Had either motion passed, the House would next have voted whether to approve the Republican bill, putting Democrats in the difficult position of voting for the GOP bill and scuttling the party’s careful negotiations on its own, more limited Measure 110 reform bill, or voting against the GOP bill and going on the record opposing a clean and tough hard drug recriminalization bill.
Evans’s vote switch rescued his fellow Democrats from that conundrum, but put him in the unenviable position of having changed his vote for apparently partisan reasons.
I called Evans’s office around 4:15 this afternoon. The very nice woman who answered the phone told me no one was available to talk about Evans’s vote switch. She allowed that I was the first person to contact the office seeking comment. I did not hear further from Evans’s office prior to my deadline of 6 pm.
The close votes highlight the tightrope legislative Democrats are attempting to walk as they respond to intense voter anger over Measure 110’s decriminalization of hard drugs including fentanyl, methamphetamine, heroin and cocaine. The enactment of Measure 110, approved by voters in 2020, has accompanied a startling increase in drug overdose deaths in Oregon. Polling over the last year has consistently shown that large majorities Oregonians of all parties and all geographic regions support a full repeal of Measure 110.

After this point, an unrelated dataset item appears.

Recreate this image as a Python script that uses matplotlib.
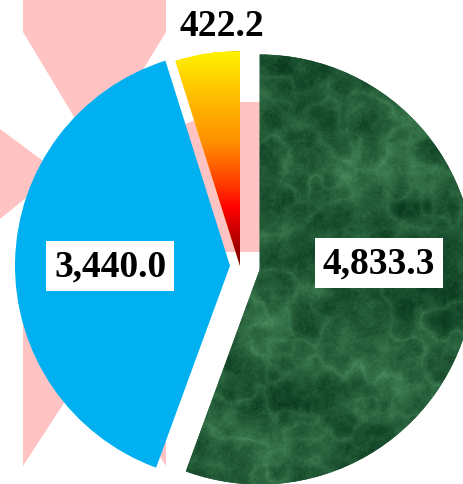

House Bill 4036, the Republican bill, would recriminalize possession of user amounts of hard drugs with a maximum sentence of a year, and the ability to avoid jail by going through addiction treatment. The bill would also dissolve the Measure 110 Oversight and Accountability Committee, members of which have repeatedly urged state officials to use state resources to defend the measure, according to exclusive reporting by Oregon Roundup.
A work in progress, the most recent version of the Democrat bill, HB 4002, would limit sentences for drug possession to 180 days, establish a controversial new county-managed “deflection” program that does not yet exist and leaves Oregon Health Authority, and the Oversight and Accountability Committee, in charge of Measure 110 spending. The Democrat bill is the result of delicate negotiations between moderates, who mostly represent districts with healthy Republican voter registration numbers, and more progressive members who have more to fear from a primary challenge, in which an opponent from the left may benefit from the largesse of Drug Policy Alliance and other drug decriminalization fans.
Evans was first elected to House District 20 in 2014. The district includes West Salem, Monmouth and Independence. He most recently won re-election in 2022 by ten points against a Republican challenger.
Kevin Chambers, a Republican who formerly served as West Salem Neighborhood Chair according to his website, has filed to challenge Evans this year.
Playing politics with the lives of addicts and safety of the citizens. This will re-enforce the drug cartels belief that Oregon is pro-illicit drugs and free game for distribution.
Both parties should be ashamed, and some members more so than others. I hope they know businesses and families with the means are looking to exit this fatally flawed state. Drugs, tolls and taxes, the trifecta of demise.